Pre-collapse, the print PI lost as much as an estimated $14 million in a year. Professional journalism could not continue with that sort of bleed out. Now an ad staff of 11 tries to find enough money to make the chopped-back enterprise self-sustaining.
They won’t talk money details but acknowledge they’re not yet profitable. A sheet of paper posted outside General Manager Pat Balles’ office suggested the PI had “booked” $544,000 toward a first-quarter goal of $1.3 million. “Those aren’t the real numbers,” Balles said of the apparent shortfall, adding only that the site is “on track” to profitability.
The PI has succeeded in maintaining its traffic since the print edition folded. It claims an average of 4 million unique visitors and 40 million page views a month. (The Nielsen ratings agency puts monthly visitors at about half that.)
Newsroom survivors exhibit the ebullience (or is that fear, dusted with caffeine?) of living through a near-death experience.
“The 24-hour news cycle can be breathless and tense. Maybe we don’t get enough time for reflection,” said Connelly, who has logged 37 years here. “But on the other hand, we are part of a bold experiment to perhaps be part of a model for the business in the future.”
Connelly, 61, took a pay cut to remain in the mix.
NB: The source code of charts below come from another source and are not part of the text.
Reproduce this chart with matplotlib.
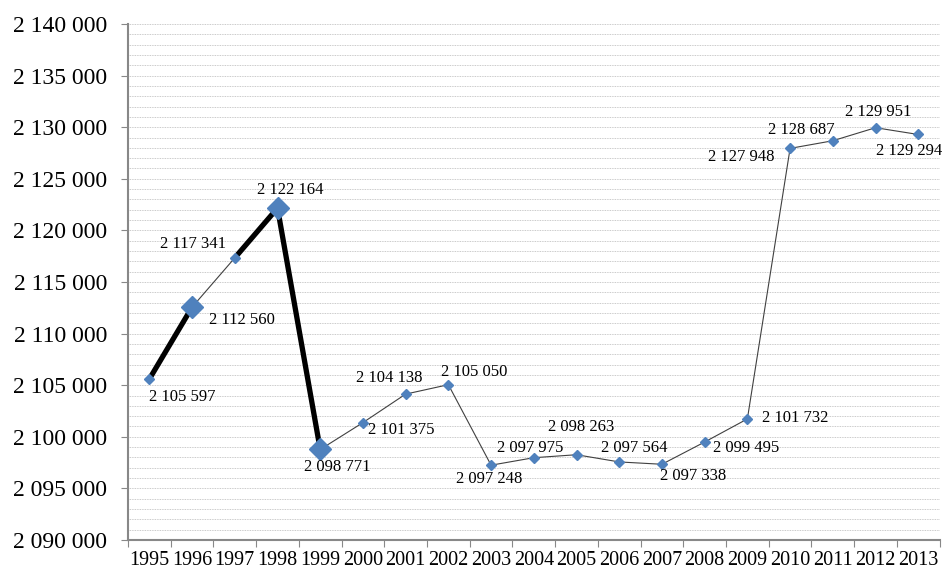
import matplotlib
matplotlib.use("Agg")
import matplotlib.pyplot as plt
from matplotlib.ticker import MultipleLocator, FuncFormatter

years = list(range(1995, 2014))
values = [2105597, 2112560, 2117341, 2122164, 2098771, 2101375, 2104138, 2105050,
          2097248, 2097975, 2098263, 2097564, 2097338, 2099495, 2101732, 2127948,
          2128687, 2129951, 2129294]

# segments drawn thick black, points drawn with big markers
thick_segments = [(0, 1), (2, 3), (3, 4)]
big_points = [1, 3, 4]

# label offsets in pixels (dx right, dy up) from each marker
label_offsets_px = [(33, -18), (50, -13), (-42, 14), (13, 18), (17, -18), (38, -7),
                    (-16, 16), (26, 13), (-2, -14), (-4, 10), (5, 28), (15, 14),
                    (31, -12), (41, -6), (48, 1), (-49, -9), (-31, 11), (3, 16), (-9, -17)]

def fmt(v):
    return f"{int(v):,}".replace(",", " ")

plt.rcParams['font.family'] = ['Liberation Serif', 'DejaVu Serif']

fig = plt.figure(figsize=(9.44, 5.71), dpi=100)
ax = fig.add_axes([128 / 944, 31 / 571, 811.6 / 944, 516 / 571])

x = list(range(len(years)))
ax.plot(x, values, color='#404040', lw=0.8, zorder=2)
for a, b in thick_segments:
    ax.plot([a, b], [values[a], values[b]], color='black', lw=3.8,
            solid_capstyle='butt', zorder=3)

small = [i for i in x if i not in big_points]
ax.plot(small, [values[i] for i in small], 'D', color='#4F81BD', ms=5.5, mec='#4F81BD', zorder=4)
ax.plot(big_points, [values[i] for i in big_points], 'D', color='#4F81BD', ms=11, mec='#4F81BD', zorder=4)

for i, v in enumerate(values):
    dx, dy = label_offsets_px[i]
    ax.annotate(fmt(v), (i, v), xytext=(dx * 0.72, dy * 0.72), textcoords='offset points',
                ha='center', va='center', fontsize=12, zorder=5)

ax.set_xlim(-0.5, len(years) - 0.5)
ax.set_ylim(2090000, 2140000)
ax.yaxis.set_major_locator(MultipleLocator(5000))
ax.yaxis.set_minor_locator(MultipleLocator(1000))
ax.yaxis.set_major_formatter(FuncFormatter(lambda v, p: fmt(v)))
ax.grid(True, which='both', axis='y', color='#b8b8b8', ls=(0, (1, 1)), lw=0.6)
ax.set_axisbelow(True)

ax.set_xticks([i + 0.5 for i in range(-1, len(years))])
ax.set_xticklabels([])
ax.set_xticks(x, minor=True)
ax.set_xticklabels([str(y) for y in years], minor=True, fontsize=14.5)
ax.tick_params(axis='x', which='minor', length=0, pad=8)
ax.tick_params(axis='x', which='major', length=5, color='#888888', direction='out')
ax.tick_params(axis='y', which='major', length=5, color='#888888', labelsize=17, pad=10)
ax.tick_params(axis='y', which='minor', length=0)

for s in ['top', 'right']:
    ax.spines[s].set_visible(False)
for s in ['left', 'bottom']:
    ax.spines[s].set_color('#888888')
    ax.spines[s].set_linewidth(1.5)

fig.savefig('out.png', dpi=100)
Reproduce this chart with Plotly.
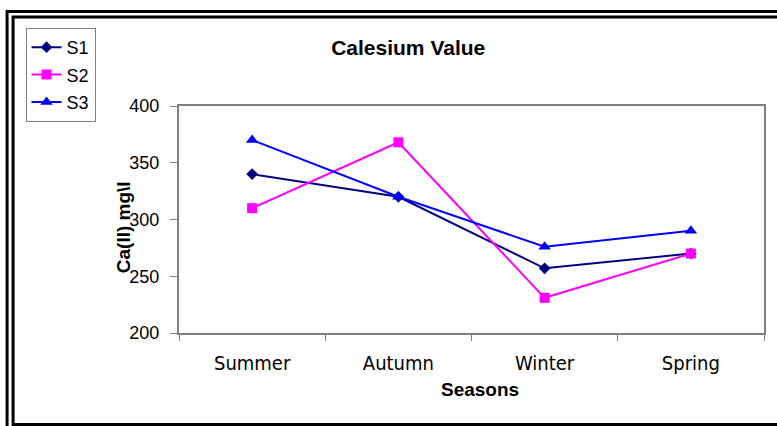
import plotly.graph_objects as go

seasons = ["Summer", "Autumn", "Winter", "Spring"]
s1 = [340, 320, 257, 270]
s2 = [310, 368, 231, 270]
s3 = [370, 320, 276, 290]

W, H = 777, 426
L, R, T, B = 179, 11, 106, 93


def px(x):
    return (x - L) / (W - L - R)


def py(y):
    return (H - B - y) / (H - T - B)


fig = go.Figure()
fig.add_trace(go.Scatter(x=seasons, y=s1, name="S1", mode="lines+markers", legendgroup="a",
                         line=dict(color="#000080", width=2),
                         marker=dict(symbol="diamond", size=9, color="#000080")))
fig.add_trace(go.Scatter(x=seasons, y=s2, name="S2", mode="lines+markers", legendgroup="b",
                         line=dict(color="#FF00FF", width=2),
                         marker=dict(symbol="square", size=10, color="#FF00FF")))
fig.add_trace(go.Scatter(x=seasons, y=s3, name="S3", mode="lines+markers", legendgroup="c",
                         line=dict(color="#0000FF", width=2),
                         marker=dict(symbol="triangle-up", size=11, color="#0000FF")))

fig.update_layout(
    width=W, height=H,
    margin=dict(l=L, r=R, t=T, b=B),
    paper_bgcolor="white", plot_bgcolor="white",
    font=dict(family="Liberation Sans, Arial", size=14, color="black"),
    showlegend=True,
    legend=dict(x=px(25), y=py(28), xanchor="left", yanchor="top",
                bordercolor="#808080", borderwidth=1, bgcolor="white",
                font=dict(size=18), tracegroupgap=1),
    title=dict(text="<b>Calesium Value</b>", x=px(409), xref="paper", xanchor="center",
               y=1 - 48 / H, yref="container", yanchor="middle",
               font=dict(size=21, family="Liberation Sans, Arial")),
)
fig.update_xaxes(type="category", range=[-0.5, 3.5], tickson="boundaries",
                 ticks="outside", ticklen=6, tickcolor="#808080",
                 showline=True, linecolor="#808080", linewidth=2, mirror=True,
                 showgrid=False, ticklabelstandoff=11,
                 tickfont=dict(family="DejaVu Sans Condensed, Liberation Sans", size=20))
fig.update_yaxes(range=[200, 400], dtick=50, ticks="outside", ticklen=7, tickcolor="#808080",
                 showline=True, linecolor="#808080", linewidth=2, mirror=True,
                 showgrid=False, zeroline=False, ticklabelstandoff=7, tickfont=dict(size=18))

fig.add_annotation(text="<b>Seasons</b>", x=px(481), y=py(389), xref="paper", yref="paper",
                   xanchor="center", yanchor="middle", showarrow=False, font=dict(size=19))
fig.add_annotation(text="<b>Ca(II) mg\\l</b>", x=px(123), y=py(227), xref="paper", yref="paper",
                   xanchor="center", yanchor="middle", showarrow=False, textangle=-90,
                   font=dict(size=19))

# double frame around the chart
fig.add_shape(type="rect", xref="paper", yref="paper", x0=px(6.5), y0=py(11.5), x1=px(900), y1=py(600),
              line=dict(color="black", width=3), layer="above")
fig.add_shape(type="rect", xref="paper", yref="paper", x0=px(12.5), y0=py(17), x1=px(900), y1=py(424.5),
              line=dict(color="black", width=3), layer="above")

fig.write_html("out.html", config={"displayModeBar": False},
               post_script="document.body.style.margin='0';")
He remains focused mostly on politics and government but in the new world also posts items on Alaska’s aerial wolf kill and on the seal flippers served in the Ottawa House of Commons cafeteria.
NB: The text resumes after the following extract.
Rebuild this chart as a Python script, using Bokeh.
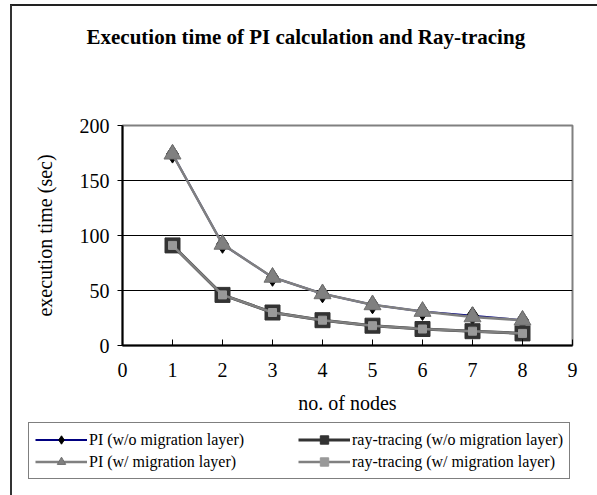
from bokeh.plotting import figure
from bokeh.models import Legend, LegendItem, Label, FixedTicker, Range1d
from bokeh.embed import file_html
from bokeh.resources import INLINE

nodes = [1, 2, 3, 4, 5, 6, 7, 8]
pi_wo = [174, 92, 62, 47, 37, 31, 27, 23]
pi_w = [174, 92, 62, 47, 37, 31, 26, 23]
ray_wo = [91, 46, 30, 23, 18, 15, 13, 11]
ray_w = [91, 46, 30, 23, 18, 15, 13, 11]
x_ticks = [0, 1, 2, 3, 4, 5, 6, 7, 8, 9]
y_ticks = [0, 50, 100, 150, 200]
title_text = "Execution time of PI calculation and Ray-tracing"
x_label = "no. of nodes"
y_label = "execution time (sec)"
labels = ["PI (w/o migration layer)", "PI (w/ migration layer)",
          "ray-tracing (w/o migration layer)", "ray-tracing (w/ migration layer)"]

FONT = "Liberation Serif"
W = 597
H_TITLE = 60
H_MAIN = 356
H_LEG = 495 - H_TITLE - H_MAIN

BG_TOP = ("linear-gradient(#333333,#333333) 10px 5px / 2px 100% no-repeat, "
          "linear-gradient(#222222,#222222) 10px 4px / 100% 2px no-repeat, white")
BG_SIDE = "linear-gradient(#333333,#333333) 10px 0px / 2px 100% no-repeat, white"

# title panel
t = figure(width=W, height=H_TITLE, x_range=Range1d(0, 1), y_range=Range1d(0, 1),
           output_backend="svg", toolbar_location=None,
           x_axis_type=None, y_axis_type=None, min_border=0)
t.styles = {"background": BG_TOP}
t.border_fill_color = None
t.background_fill_color = None
t.outline_line_color = None
t.grid.visible = False
t.add_layout(Label(x=86, y=H_TITLE - 36, x_units="screen", y_units="screen", text=title_text,
                   text_font=FONT, text_font_size="21px", text_font_style="bold",
                   text_align="left", text_baseline="alphabetic", text_color="black"))

# main chart
p = figure(width=W, height=H_MAIN, x_range=Range1d(0, 9), y_range=Range1d(0, 200),
           output_backend="svg", toolbar_location=None,
           min_border_left=122, min_border_right=25, min_border_top=125 - H_TITLE,
           min_border_bottom=H_MAIN - (125 - H_TITLE) - 220)
p.styles = {"background": BG_SIDE}
p.border_fill_color = None
p.outline_line_color = "#808080"
p.outline_line_width = 2
p.background_fill_color = "white"

p.xgrid.visible = False
p.ygrid.grid_line_color = "black"
p.ygrid.grid_line_width = 1
p.ygrid.ticker = FixedTicker(ticks=y_ticks)

for ax in (p.xaxis[0], p.yaxis[0]):
    ax.axis_line_color = "black"
    ax.axis_line_width = 2
    ax.major_tick_line_color = "black"
    ax.major_tick_line_width = 1
    ax.minor_tick_line_color = None
    ax.major_label_text_font = FONT
    ax.major_label_text_font_size = "20px"
    ax.major_label_text_color = "black"
    ax.axis_label_text_font = FONT
    ax.axis_label_text_font_size = "20px"
    ax.axis_label_text_font_style = "normal"
    ax.axis_label_text_color = "black"

p.xaxis.ticker = FixedTicker(ticks=x_ticks)
p.xaxis.major_tick_in = 6
p.xaxis.major_tick_out = 0
p.xaxis.major_label_standoff = 17
p.xaxis.axis_label = x_label
p.xaxis.axis_label_standoff = 12

p.yaxis.ticker = FixedTicker(ticks=y_ticks)
p.yaxis.major_tick_in = 0
p.yaxis.major_tick_out = 5
p.yaxis.major_label_standoff = 8
p.yaxis.axis_label = y_label
p.yaxis.axis_label_standoff = 21


def add_series(fig, xs, ys1, ys2, ys3, ys4):
    l1 = fig.line(xs, ys1, line_color="#000080", line_width=2)
    s1 = fig.scatter(xs, ys1, marker="diamond", size=18, fill_color="black", line_color="black")
    l2 = fig.line(xs, ys2, line_color="#333333", line_width=3)
    s2 = fig.scatter(xs, ys2, marker="square", size=15, fill_color="#333333", line_color="#333333")
    l3 = fig.line(xs, ys3, line_color="#808080", line_width=2.5)
    s3 = fig.scatter(xs, ys3, marker="triangle", size=17, fill_color="#808080", line_color="#707070")
    l4 = fig.line(xs, ys4, line_color="#808080", line_width=2.5)
    s4 = fig.scatter(xs, ys4, marker="square", size=8, fill_color="#999999", line_color="#999999")
    return {"pi_wo": (l1, s1), "ray_wo": (l2, s2), "pi_w": (l3, s3), "ray_w": (l4, s4)}


add_series(p, nodes, pi_wo, ray_wo, pi_w, ray_w)

# legend panel (same series styles; data kept outside the visible range)
q = figure(width=W, height=H_LEG, x_range=Range1d(100, 101), y_range=Range1d(1000, 1001),
           output_backend="svg", toolbar_location=None,
           x_axis_type=None, y_axis_type=None, min_border=0)
q.styles = {"background": BG_SIDE}
q.border_fill_color = None
q.background_fill_color = None
q.outline_line_color = None
q.grid.visible = False
rs = add_series(q, nodes, pi_wo, ray_wo, pi_w, ray_w)
order = ["pi_wo", "pi_w", "ray_wo", "ray_w"]

legend = Legend(items=[LegendItem(label=labels[i], renderers=list(rs[k])) for i, k in enumerate(order)],
                location=(28, 16), ncols=2,
                glyph_width=52, glyph_height=21, label_standoff=2, label_width=208,
                spacing=1, padding=6, margin=0,
                label_text_font=FONT, label_text_font_size="16px", label_text_color="black",
                border_line_color="black", border_line_width=1,
                background_fill_color="white", background_fill_alpha=1.0)
q.add_layout(legend, "center")

open("out.html", "w").write(file_html([t, p, q], INLINE))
He’s one of the PI’s remaining name brands, along with Pulitzer Prize-winning cartoonist David Horsey, and sports columnist Art Thiel.
Grass-roots
Despite the audience-driven lighter fare, the town’s movers say the PI still lands enough scoops and worthy analysis on civic affairs to keep them coming back. But the most novel part of the operation would be its incorporation of citizen journalism, which Nicolosi and crew nurture in regular training sessions. They teach the amateurs how to choose a topic, write a headline, “optimize” a blog post for Internet search.
The community bloggers produce useful items -- like school curriculum debates and local crime trends. They also offer plenty that is leaden or narrow -- a bride’s musings on her wedding or a homeowner’s ponderous diary on a visit by a film crew.
David Brewster, who founded and ran the alternative Seattle Weekly and now heads Crosscut.com, said he finds some PI stories provocative. But the tangle of information overwhelms him.
“I am slashing my way through this jungle and occasionally finding good stuff,” Brewster said, “and I think that is a mistake.”
But some of the new generation is relishing the conversation, which may be epitomized by Guzman, 27, and the followers of her popular Big Blog. She celebrates funky, techy, alternative Seattle in her posts and weekly coffee house meetings with readers.
They discuss Twitterculture, “Star Trek,” bicycle etiquette and politics at spots like Nana’s Soup House in the boho Fremont district. It’s not unusual for Guzman to invite along an author or, say, a break dancing crew.
A handful of Big Blog faithful got a little giddy this week recalling favorite flash-mob style events that Guzman has championed -- from the gathering of 4,000 costumed zombies to a mass, no-pants light rail jaunt to Seattle-Tacoma airport. “Awesome,” said Johnathan Fitzpatrick, 26.
A regular at the Big Blog sessions, Fitzpatrick said Seattle’s low-barrier journalism and Guzman’s PI blog moved him to become part of the conversation.
He’s not letting go of his job at Kinko’s yet. But he’s freelancing for the PI and writing for a bunch of other news outlets.
Said Fitzpatrick, “I would say the Big Blog was responsible for me becoming a journalist.”